Information shown:
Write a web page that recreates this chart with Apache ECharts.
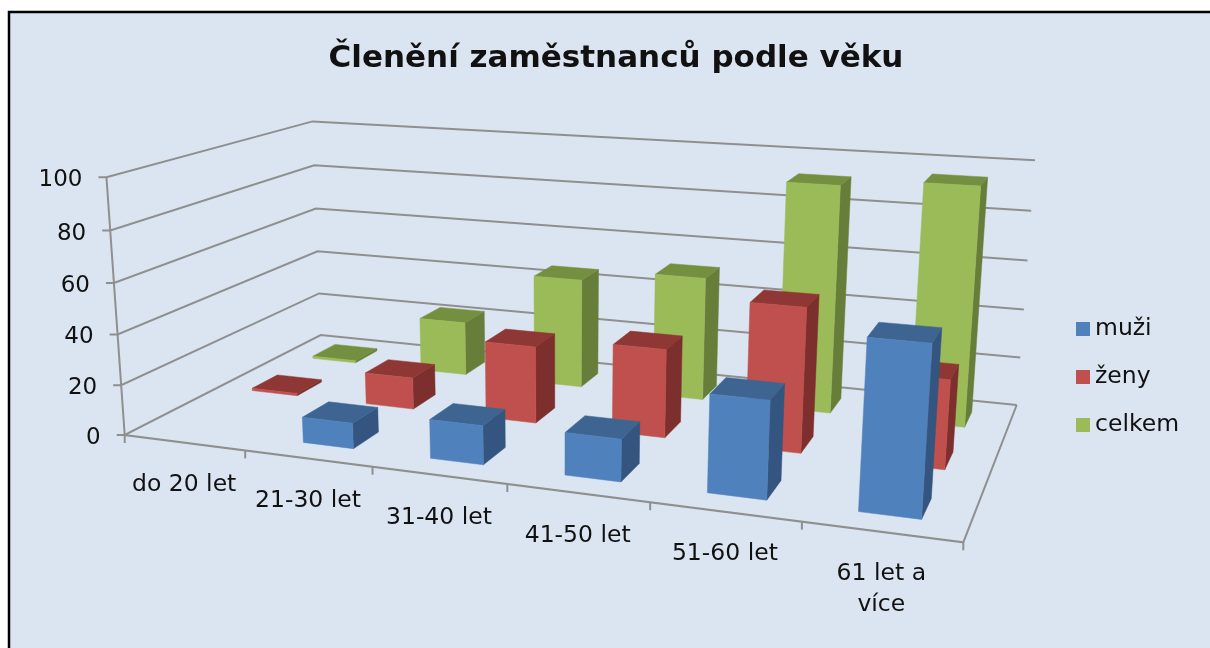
<!DOCTYPE html>
<html><head><meta charset="utf-8">
<style>html,body{margin:0;padding:0;background:#fff}#c{width:1210px;height:648px}</style>
<script src="https://cdn.jsdelivr.net/npm/echarts@6/dist/echarts.min.js"></script>
</head><body><div id="c"></div>
<script>
const categories = ['do 20 let','21-30 let','31-40 let','41-50 let','51-60 let','61 let a\nvíce'];
const muzi   = [0, 10, 15, 16, 36, 61];
const zeny   = [1, 13, 31, 35, 56, 34];
const celkem = [1, 23, 46, 51, 92, 95];
const valueTicks = [0,20,40,60,80,100];
const seriesNames = ['muži','ženy','celkem'];
const FONT = '"DejaVu Sans"';

// perspective camera of the 3-D plot
const G = {left:100, top:100, width:600, height:300};
const floor = [[124.7,435],[963.3,542.3],[1016.7,405],[320.7,335]];
const tops = [[0,0,106.3,177.3],[0,1,312.7,121.7],[1,1,1035,160]];
function makeCam(){
  const [q0,q1,q2,q3]=floor;
  const dx1=q1[0]-q2[0],dx2=q3[0]-q2[0],sx=q0[0]-q1[0]+q2[0]-q3[0];
  const dy1=q1[1]-q2[1],dy2=q3[1]-q2[1],sy=q0[1]-q1[1]+q2[1]-q3[1];
  const den=dx1*dy2-dx2*dy1;
  const g=(sx*dy2-dx2*sy)/den,h=(dx1*sy-sx*dy1)/den;
  const a=q1[0]-q0[0]+g*q1[0],b=q3[0]-q0[0]+h*q3[0],c=q0[0];
  const d=q1[1]-q0[1]+g*q1[1],e=q3[1]-q0[1]+h*q3[1],f=q0[1];
  // least squares for the vertical column
  const rows=[],rhs=[];
  tops.forEach(([u,v,x,y])=>{
    const W=g*u+h*v+1;
    rows.push([1,0,-x]);rhs.push(x*W-(a*u+b*v+c));
    rows.push([0,1,-y]);rhs.push(y*W-(d*u+e*v+f));
  });
  const A=[[0,0,0,0],[0,0,0,0],[0,0,0,0]];
  rows.forEach((r,k)=>{for(let i=0;i<3;i++){for(let j=0;j<3;j++)A[i][j]+=r[i]*r[j];A[i][3]+=r[i]*rhs[k];}});
  for(let i=0;i<3;i++){
    let m=i;for(let k=i+1;k<3;k++)if(Math.abs(A[k][i])>Math.abs(A[m][i]))m=k;
    [A[i],A[m]]=[A[m],A[i]];
    for(let k=0;k<3;k++)if(k!==i){const t=A[k][i]/A[i][i];for(let j=i;j<4;j++)A[k][j]-=t*A[i][j];}
  }
  const p=A[0][3]/A[0][0],q=A[1][3]/A[1][1],r=A[2][3]/A[2][2];
  return (u,v,t)=>{const W=g*u+h*v+1+r*t;return [(a*u+b*v+c+p*t)/W,(d*u+e*v+f+q*t)/W];};
}
const cam=makeCam();
// grid pixel + depth -> screen
const P3=(px,py,v)=>cam((px-G.left)/G.width,v,(G.top+G.height-py)/G.height);

const BAR=0.4;
const palettes=[
 {front:'#4F81BD',top:'#3E6592',side:'#33557F'},
 {front:'#C0504D',top:'#8E3735',side:'#7D2F2D'},
 {front:'#9BBB59',top:'#748F3F',side:'#677E3A'}];

function poly(points,fill){return {type:'polygon',shape:{points},style:{fill,stroke:fill,lineWidth:0.5}};}
function barRender(row){
  return (params,api)=>{
    const val=api.value(1);
    if(!val) return {type:'group',children:[]};
    const top=api.coord([api.value(0),val]), base=api.coord([api.value(0),0]);
    const band=api.size([1,0])[0], hw=band*BAR/2;
    const d=BAR/3/2, vc=(row+0.5)/3;
    const x0=top[0]-hw,x1=top[0]+hw,v0=vc-d,v1=vc+d,yt=top[1],yb=base[1];
    const c=palettes[row];
    return {type:'group',children:[
      poly([P3(x1,yb,v0),P3(x1,yb,v1),P3(x1,yt,v1),P3(x1,yt,v0)],c.side),
      poly([P3(x0,yt,v0),P3(x1,yt,v0),P3(x1,yt,v1),P3(x0,yt,v1)],c.top),
      poly([P3(x0,yb,v0),P3(x1,yb,v0),P3(x1,yt,v0),P3(x0,yt,v0)],c.front)
    ]};
  };
}
const LINE='#8F8F8F';
function ln(points){return {type:'polyline',shape:{points},style:{stroke:LINE,lineWidth:2,fill:null}};}
function wallRender(params,api){
  const val=api.value(1);
  const pt=api.coord([0,val]);
  const xL=G.left,xR=G.left+G.width,y=pt[1];
  const a=P3(xL,y,0),b=P3(xL,y,1),c=P3(xR,y,1);
  return {type:'group',children:[
    ln([[a[0]-8,a[1]],a,b,c]),
    {type:'text',style:{x:a[0]-24,y:a[1]+3,text:String(val),align:'right',verticalAlign:'middle',
      font:'23px '+FONT,fill:'#111'}}
  ]};
}
function frameRender(params,api){
  const base=api.coord([0,0])[1],top=api.coord([0,100])[1];
  const xL=G.left,xR=G.left+G.width;
  return {type:'group',children:[
    ln([P3(xL,top,0),P3(xL,base,0),P3(xR,base,0),P3(xR,base,1)])
  ]};
}
function catRender(params,api){
  const i=api.value(0);
  const c=api.coord([i,0]),band=api.size([1,0])[0];
  const yb=c[1];
  const left=P3(c[0]-band/2,yb,0),mid=P3(c[0],yb,0),right=P3(c[0]+band/2,yb,0);
  const ch=[ln([left,[left[0],left[1]+8]]),
    {type:'text',style:{x:mid[0],y:mid[1]+27,text:categories[i],align:'center',verticalAlign:'top',
      font:'23.5px '+FONT,fill:'#111',lineHeight:31}}];
  if(i===categories.length-1) ch.push(ln([right,[right[0],right[1]+8]]));
  return {type:'group',children:ch};
}
const custom=(name,data,renderItem,z,extra)=>Object.assign({type:'custom',name,data,renderItem,z,
  coordinateSystem:'cartesian2d',silent:true,animation:false,clip:false,encode:{x:0,y:1}},extra||{});
const pairs=a=>a.map((v,i)=>[i,v]);

const chart=echarts.init(document.getElementById('c'),null,{renderer:'canvas',width:1210,height:648});
chart.setOption({
  animation:false,
  backgroundColor:'#ffffff',
  title:{text:'Členění zaměstnanců podle věku',left:611,top:38,textAlign:'center',
    textStyle:{fontFamily:FONT,fontWeight:'bold',fontSize:31,color:'#111'}},
  legend:{orient:'vertical',left:1076,top:317,padding:0,itemWidth:14,itemHeight:14,itemGap:24,icon:'rect',selectedMode:false,
    data:seriesNames,textStyle:{fontFamily:FONT,fontSize:23.5,color:'#111'}},
  graphic:[{type:'rect',z:-10,shape:{x:9,y:12,width:1220,height:660},style:{fill:'#DBE5F1',stroke:'#000',lineWidth:2.5}}],
  grid:G,
  xAxis:{type:'category',data:categories,show:false},
  yAxis:{type:'value',min:0,max:100,interval:20,show:false},
  series:[
    custom('walls',valueTicks.map(v=>[0,v]),wallRender,1),
    custom('frame',[[0,0]],frameRender,1),
    custom('cats',categories.map((c,i)=>[i,0]),catRender,1),
    custom(seriesNames[2],pairs(celkem),barRender(2),4,{itemStyle:{color:palettes[2].front}}),
    custom(seriesNames[1],pairs(zeny),barRender(1),5,{itemStyle:{color:palettes[1].front}}),
    custom(seriesNames[0],pairs(muzi),barRender(0),6,{itemStyle:{color:palettes[0].front}})
  ]
});
</script></body></html>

Written problem:
Copy every line of the data exactly as written, excluding the pictures.

Worked answer:
Write a web page that recreates this chart with Apache ECharts.
<!DOCTYPE html>
<html><head><meta charset="utf-8">
<style>html,body{margin:0;padding:0;background:#fff}#c{width:1210px;height:648px}</style>
<script src="https://cdn.jsdelivr.net/npm/echarts@6/dist/echarts.min.js"></script>
</head><body><div id="c"></div>
<script>
const categories = ['do 20 let','21-30 let','31-40 let','41-50 let','51-60 let','61 let a\nvíce'];
const muzi   = [0, 10, 15, 16, 36, 61];
const zeny   = [1, 13, 31, 35, 56, 34];
const celkem = [1, 23, 46, 51, 92, 95];
const valueTicks = [0,20,40,60,80,100];
const seriesNames = ['muži','ženy','celkem'];
const FONT = '"DejaVu Sans"';

// perspective camera of the 3-D plot
const G = {left:100, top:100, width:600, height:300};
const floor = [[124.7,435],[963.3,542.3],[1016.7,405],[320.7,335]];
const tops = [[0,0,106.3,177.3],[0,1,312.7,121.7],[1,1,1035,160]];
function makeCam(){
  const [q0,q1,q2,q3]=floor;
  const dx1=q1[0]-q2[0],dx2=q3[0]-q2[0],sx=q0[0]-q1[0]+q2[0]-q3[0];
  const dy1=q1[1]-q2[1],dy2=q3[1]-q2[1],sy=q0[1]-q1[1]+q2[1]-q3[1];
  const den=dx1*dy2-dx2*dy1;
  const g=(sx*dy2-dx2*sy)/den,h=(dx1*sy-sx*dy1)/den;
  const a=q1[0]-q0[0]+g*q1[0],b=q3[0]-q0[0]+h*q3[0],c=q0[0];
  const d=q1[1]-q0[1]+g*q1[1],e=q3[1]-q0[1]+h*q3[1],f=q0[1];
  // least squares for the vertical column
  const rows=[],rhs=[];
  tops.forEach(([u,v,x,y])=>{
    const W=g*u+h*v+1;
    rows.push([1,0,-x]);rhs.push(x*W-(a*u+b*v+c));
    rows.push([0,1,-y]);rhs.push(y*W-(d*u+e*v+f));
  });
  const A=[[0,0,0,0],[0,0,0,0],[0,0,0,0]];
  rows.forEach((r,k)=>{for(let i=0;i<3;i++){for(let j=0;j<3;j++)A[i][j]+=r[i]*r[j];A[i][3]+=r[i]*rhs[k];}});
  for(let i=0;i<3;i++){
    let m=i;for(let k=i+1;k<3;k++)if(Math.abs(A[k][i])>Math.abs(A[m][i]))m=k;
    [A[i],A[m]]=[A[m],A[i]];
    for(let k=0;k<3;k++)if(k!==i){const t=A[k][i]/A[i][i];for(let j=i;j<4;j++)A[k][j]-=t*A[i][j];}
  }
  const p=A[0][3]/A[0][0],q=A[1][3]/A[1][1],r=A[2][3]/A[2][2];
  return (u,v,t)=>{const W=g*u+h*v+1+r*t;return [(a*u+b*v+c+p*t)/W,(d*u+e*v+f+q*t)/W];};
}
const cam=makeCam();
// grid pixel + depth -> screen
const P3=(px,py,v)=>cam((px-G.left)/G.width,v,(G.top+G.height-py)/G.height);

const BAR=0.4;
const palettes=[
 {front:'#4F81BD',top:'#3E6592',side:'#33557F'},
 {front:'#C0504D',top:'#8E3735',side:'#7D2F2D'},
 {front:'#9BBB59',top:'#748F3F',side:'#677E3A'}];

function poly(points,fill){return {type:'polygon',shape:{points},style:{fill,stroke:fill,lineWidth:0.5}};}
function barRender(row){
  return (params,api)=>{
    const val=api.value(1);
    if(!val) return {type:'group',children:[]};
    const top=api.coord([api.value(0),val]), base=api.coord([api.value(0),0]);
    const band=api.size([1,0])[0], hw=band*BAR/2;
    const d=BAR/3/2, vc=(row+0.5)/3;
    const x0=top[0]-hw,x1=top[0]+hw,v0=vc-d,v1=vc+d,yt=top[1],yb=base[1];
    const c=palettes[row];
    return {type:'group',children:[
      poly([P3(x1,yb,v0),P3(x1,yb,v1),P3(x1,yt,v1),P3(x1,yt,v0)],c.side),
      poly([P3(x0,yt,v0),P3(x1,yt,v0),P3(x1,yt,v1),P3(x0,yt,v1)],c.top),
      poly([P3(x0,yb,v0),P3(x1,yb,v0),P3(x1,yt,v0),P3(x0,yt,v0)],c.front)
    ]};
  };
}
const LINE='#8F8F8F';
function ln(points){return {type:'polyline',shape:{points},style:{stroke:LINE,lineWidth:2,fill:null}};}
function wallRender(params,api){
  const val=api.value(1);
  const pt=api.coord([0,val]);
  const xL=G.left,xR=G.left+G.width,y=pt[1];
  const a=P3(xL,y,0),b=P3(xL,y,1),c=P3(xR,y,1);
  return {type:'group',children:[
    ln([[a[0]-8,a[1]],a,b,c]),
    {type:'text',style:{x:a[0]-24,y:a[1]+3,text:String(val),align:'right',verticalAlign:'middle',
      font:'23px '+FONT,fill:'#111'}}
  ]};
}
function frameRender(params,api){
  const base=api.coord([0,0])[1],top=api.coord([0,100])[1];
  const xL=G.left,xR=G.left+G.width;
  return {type:'group',children:[
    ln([P3(xL,top,0),P3(xL,base,0),P3(xR,base,0),P3(xR,base,1)])
  ]};
}
function catRender(params,api){
  const i=api.value(0);
  const c=api.coord([i,0]),band=api.size([1,0])[0];
  const yb=c[1];
  const left=P3(c[0]-band/2,yb,0),mid=P3(c[0],yb,0),right=P3(c[0]+band/2,yb,0);
  const ch=[ln([left,[left[0],left[1]+8]]),
    {type:'text',style:{x:mid[0],y:mid[1]+27,text:categories[i],align:'center',verticalAlign:'top',
      font:'23.5px '+FONT,fill:'#111',lineHeight:31}}];
  if(i===categories.length-1) ch.push(ln([right,[right[0],right[1]+8]]));
  return {type:'group',children:ch};
}
const custom=(name,data,renderItem,z,extra)=>Object.assign({type:'custom',name,data,renderItem,z,
  coordinateSystem:'cartesian2d',silent:true,animation:false,clip:false,encode:{x:0,y:1}},extra||{});
const pairs=a=>a.map((v,i)=>[i,v]);

const chart=echarts.init(document.getElementById('c'),null,{renderer:'canvas',width:1210,height:648});
chart.setOption({
  animation:false,
  backgroundColor:'#ffffff',
  title:{text:'Členění zaměstnanců podle věku',left:611,top:38,textAlign:'center',
    textStyle:{fontFamily:FONT,fontWeight:'bold',fontSize:31,color:'#111'}},
  legend:{orient:'vertical',left:1076,top:317,padding:0,itemWidth:14,itemHeight:14,itemGap:24,icon:'rect',selectedMode:false,
    data:seriesNames,textStyle:{fontFamily:FONT,fontSize:23.5,color:'#111'}},
  graphic:[{type:'rect',z:-10,shape:{x:9,y:12,width:1220,height:660},style:{fill:'#DBE5F1',stroke:'#000',lineWidth:2.5}}],
  grid:G,
  xAxis:{type:'category',data:categories,show:false},
  yAxis:{type:'value',min:0,max:100,interval:20,show:false},
  series:[
    custom('walls',valueTicks.map(v=>[0,v]),wallRender,1),
    custom('frame',[[0,0]],frameRender,1),
    custom('cats',categories.map((c,i)=>[i,0]),catRender,1),
    custom(seriesNames[2],pairs(celkem),barRender(2),4,{itemStyle:{color:palettes[2].front}}),
    custom(seriesNames[1],pairs(zeny),barRender(1),5,{itemStyle:{color:palettes[1].front}}),
    custom(seriesNames[0],pairs(muzi),barRender(0),6,{itemStyle:{color:palettes[0].front}})
  ]
});
</script></body></html>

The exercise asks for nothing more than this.